"""

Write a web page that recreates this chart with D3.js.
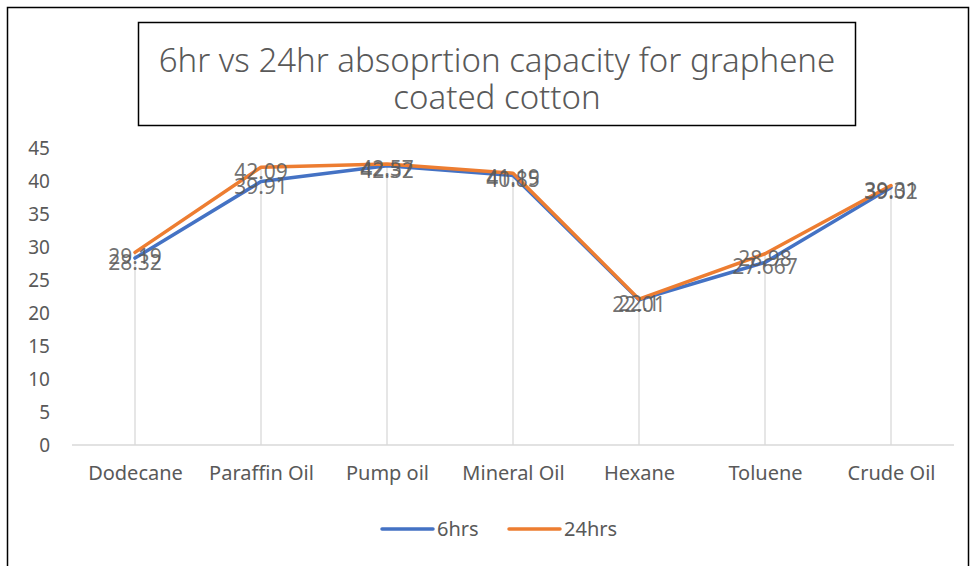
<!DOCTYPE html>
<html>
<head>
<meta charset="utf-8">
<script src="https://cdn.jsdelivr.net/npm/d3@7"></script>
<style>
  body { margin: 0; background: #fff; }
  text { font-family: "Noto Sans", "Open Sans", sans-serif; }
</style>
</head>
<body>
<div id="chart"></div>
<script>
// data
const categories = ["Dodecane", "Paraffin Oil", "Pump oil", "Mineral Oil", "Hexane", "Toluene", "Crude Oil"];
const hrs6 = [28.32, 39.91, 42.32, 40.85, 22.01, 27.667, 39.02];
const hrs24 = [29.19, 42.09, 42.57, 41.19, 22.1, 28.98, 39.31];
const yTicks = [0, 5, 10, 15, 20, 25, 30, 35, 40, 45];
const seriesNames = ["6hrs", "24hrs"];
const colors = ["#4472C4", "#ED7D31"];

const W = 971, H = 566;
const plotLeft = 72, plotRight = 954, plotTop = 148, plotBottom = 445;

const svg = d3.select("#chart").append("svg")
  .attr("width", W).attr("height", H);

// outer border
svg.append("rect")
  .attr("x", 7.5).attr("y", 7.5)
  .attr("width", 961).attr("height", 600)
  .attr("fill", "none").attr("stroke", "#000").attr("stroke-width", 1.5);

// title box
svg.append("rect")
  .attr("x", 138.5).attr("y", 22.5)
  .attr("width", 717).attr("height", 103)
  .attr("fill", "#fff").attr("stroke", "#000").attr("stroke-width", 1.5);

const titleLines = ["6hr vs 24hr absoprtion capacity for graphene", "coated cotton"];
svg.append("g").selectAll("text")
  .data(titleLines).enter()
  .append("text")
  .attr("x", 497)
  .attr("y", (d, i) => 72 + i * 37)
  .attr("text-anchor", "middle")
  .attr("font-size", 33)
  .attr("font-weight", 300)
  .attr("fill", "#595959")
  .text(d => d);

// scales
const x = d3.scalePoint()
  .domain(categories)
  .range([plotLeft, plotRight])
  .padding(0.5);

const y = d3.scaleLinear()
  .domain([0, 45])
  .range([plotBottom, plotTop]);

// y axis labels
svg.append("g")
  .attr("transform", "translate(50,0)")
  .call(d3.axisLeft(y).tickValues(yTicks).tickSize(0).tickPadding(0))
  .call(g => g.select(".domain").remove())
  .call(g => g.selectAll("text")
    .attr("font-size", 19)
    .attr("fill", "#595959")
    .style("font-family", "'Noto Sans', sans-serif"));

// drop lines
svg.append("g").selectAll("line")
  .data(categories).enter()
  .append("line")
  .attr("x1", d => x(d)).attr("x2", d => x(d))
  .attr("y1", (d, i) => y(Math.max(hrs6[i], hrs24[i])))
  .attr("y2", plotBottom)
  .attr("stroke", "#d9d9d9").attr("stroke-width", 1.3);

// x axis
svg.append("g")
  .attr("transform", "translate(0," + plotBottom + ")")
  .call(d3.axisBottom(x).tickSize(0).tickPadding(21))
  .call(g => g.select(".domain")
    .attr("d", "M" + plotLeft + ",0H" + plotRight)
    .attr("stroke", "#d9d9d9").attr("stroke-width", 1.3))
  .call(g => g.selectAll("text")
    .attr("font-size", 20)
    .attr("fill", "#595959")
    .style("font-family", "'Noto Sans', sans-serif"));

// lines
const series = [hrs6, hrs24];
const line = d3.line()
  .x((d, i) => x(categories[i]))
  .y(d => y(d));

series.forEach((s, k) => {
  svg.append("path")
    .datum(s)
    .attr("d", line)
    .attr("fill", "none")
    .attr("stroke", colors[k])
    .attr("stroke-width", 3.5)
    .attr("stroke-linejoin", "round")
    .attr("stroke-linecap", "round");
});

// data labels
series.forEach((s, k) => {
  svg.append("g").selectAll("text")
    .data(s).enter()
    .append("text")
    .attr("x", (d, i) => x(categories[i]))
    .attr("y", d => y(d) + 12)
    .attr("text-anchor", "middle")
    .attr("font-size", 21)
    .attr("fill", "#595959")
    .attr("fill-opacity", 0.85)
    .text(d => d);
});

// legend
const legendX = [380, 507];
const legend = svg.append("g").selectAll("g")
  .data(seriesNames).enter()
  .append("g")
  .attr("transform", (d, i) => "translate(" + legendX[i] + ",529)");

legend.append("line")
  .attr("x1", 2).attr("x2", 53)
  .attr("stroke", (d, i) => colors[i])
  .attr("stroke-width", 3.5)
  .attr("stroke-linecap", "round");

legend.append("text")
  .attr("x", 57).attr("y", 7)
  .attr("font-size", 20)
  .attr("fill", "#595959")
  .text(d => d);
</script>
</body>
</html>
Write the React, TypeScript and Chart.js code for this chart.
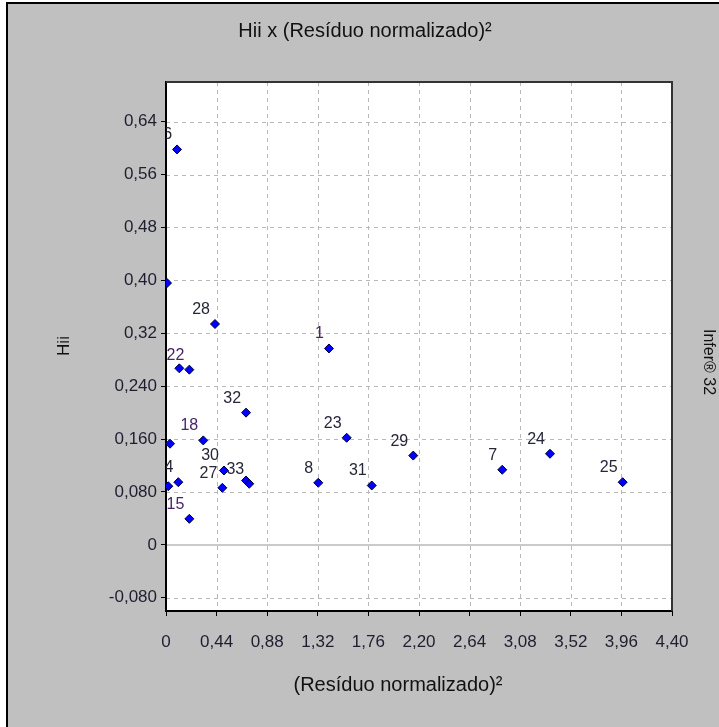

"""

__Exercise details__
Repeat the material above verbatim, with no pictures in the output.

__Result__
Write a web page that recreates this chart with D3.js.
<!DOCTYPE html>
<html>
<head>
<meta charset="utf-8">
<script src="https://cdn.jsdelivr.net/npm/d3@7"></script>
<style>
  body { margin: 0; background: #fff; }
  text { font-family: "Noto Sans", "Open Sans", sans-serif; }
</style>
</head>
<body>
<div id="chart"></div>
<script>
// data
const categories = ["Dodecane", "Paraffin Oil", "Pump oil", "Mineral Oil", "Hexane", "Toluene", "Crude Oil"];
const hrs6 = [28.32, 39.91, 42.32, 40.85, 22.01, 27.667, 39.02];
const hrs24 = [29.19, 42.09, 42.57, 41.19, 22.1, 28.98, 39.31];
const yTicks = [0, 5, 10, 15, 20, 25, 30, 35, 40, 45];
const seriesNames = ["6hrs", "24hrs"];
const colors = ["#4472C4", "#ED7D31"];

const W = 971, H = 566;
const plotLeft = 72, plotRight = 954, plotTop = 148, plotBottom = 445;

const svg = d3.select("#chart").append("svg")
  .attr("width", W).attr("height", H);

// outer border
svg.append("rect")
  .attr("x", 7.5).attr("y", 7.5)
  .attr("width", 961).attr("height", 600)
  .attr("fill", "none").attr("stroke", "#000").attr("stroke-width", 1.5);

// title box
svg.append("rect")
  .attr("x", 138.5).attr("y", 22.5)
  .attr("width", 717).attr("height", 103)
  .attr("fill", "#fff").attr("stroke", "#000").attr("stroke-width", 1.5);

const titleLines = ["6hr vs 24hr absoprtion capacity for graphene", "coated cotton"];
svg.append("g").selectAll("text")
  .data(titleLines).enter()
  .append("text")
  .attr("x", 497)
  .attr("y", (d, i) => 72 + i * 37)
  .attr("text-anchor", "middle")
  .attr("font-size", 33)
  .attr("font-weight", 300)
  .attr("fill", "#595959")
  .text(d => d);

// scales
const x = d3.scalePoint()
  .domain(categories)
  .range([plotLeft, plotRight])
  .padding(0.5);

const y = d3.scaleLinear()
  .domain([0, 45])
  .range([plotBottom, plotTop]);

// y axis labels
svg.append("g")
  .attr("transform", "translate(50,0)")
  .call(d3.axisLeft(y).tickValues(yTicks).tickSize(0).tickPadding(0))
  .call(g => g.select(".domain").remove())
  .call(g => g.selectAll("text")
    .attr("font-size", 19)
    .attr("fill", "#595959")
    .style("font-family", "'Noto Sans', sans-serif"));

// drop lines
svg.append("g").selectAll("line")
  .data(categories).enter()
  .append("line")
  .attr("x1", d => x(d)).attr("x2", d => x(d))
  .attr("y1", (d, i) => y(Math.max(hrs6[i], hrs24[i])))
  .attr("y2", plotBottom)
  .attr("stroke", "#d9d9d9").attr("stroke-width", 1.3);

// x axis
svg.append("g")
  .attr("transform", "translate(0," + plotBottom + ")")
  .call(d3.axisBottom(x).tickSize(0).tickPadding(21))
  .call(g => g.select(".domain")
    .attr("d", "M" + plotLeft + ",0H" + plotRight)
    .attr("stroke", "#d9d9d9").attr("stroke-width", 1.3))
  .call(g => g.selectAll("text")
    .attr("font-size", 20)
    .attr("fill", "#595959")
    .style("font-family", "'Noto Sans', sans-serif"));

// lines
const series = [hrs6, hrs24];
const line = d3.line()
  .x((d, i) => x(categories[i]))
  .y(d => y(d));

series.forEach((s, k) => {
  svg.append("path")
    .datum(s)
    .attr("d", line)
    .attr("fill", "none")
    .attr("stroke", colors[k])
    .attr("stroke-width", 3.5)
    .attr("stroke-linejoin", "round")
    .attr("stroke-linecap", "round");
});

// data labels
series.forEach((s, k) => {
  svg.append("g").selectAll("text")
    .data(s).enter()
    .append("text")
    .attr("x", (d, i) => x(categories[i]))
    .attr("y", d => y(d) + 12)
    .attr("text-anchor", "middle")
    .attr("font-size", 21)
    .attr("fill", "#595959")
    .attr("fill-opacity", 0.85)
    .text(d => d);
});

// legend
const legendX = [380, 507];
const legend = svg.append("g").selectAll("g")
  .data(seriesNames).enter()
  .append("g")
  .attr("transform", (d, i) => "translate(" + legendX[i] + ",529)");

legend.append("line")
  .attr("x1", 2).attr("x2", 53)
  .attr("stroke", (d, i) => colors[i])
  .attr("stroke-width", 3.5)
  .attr("stroke-linecap", "round");

legend.append("text")
  .attr("x", 57).attr("y", 7)
  .attr("font-size", 20)
  .attr("fill", "#595959")
  .text(d => d);
</script>
</body>
</html>
Write the React, TypeScript and Chart.js code for this chart.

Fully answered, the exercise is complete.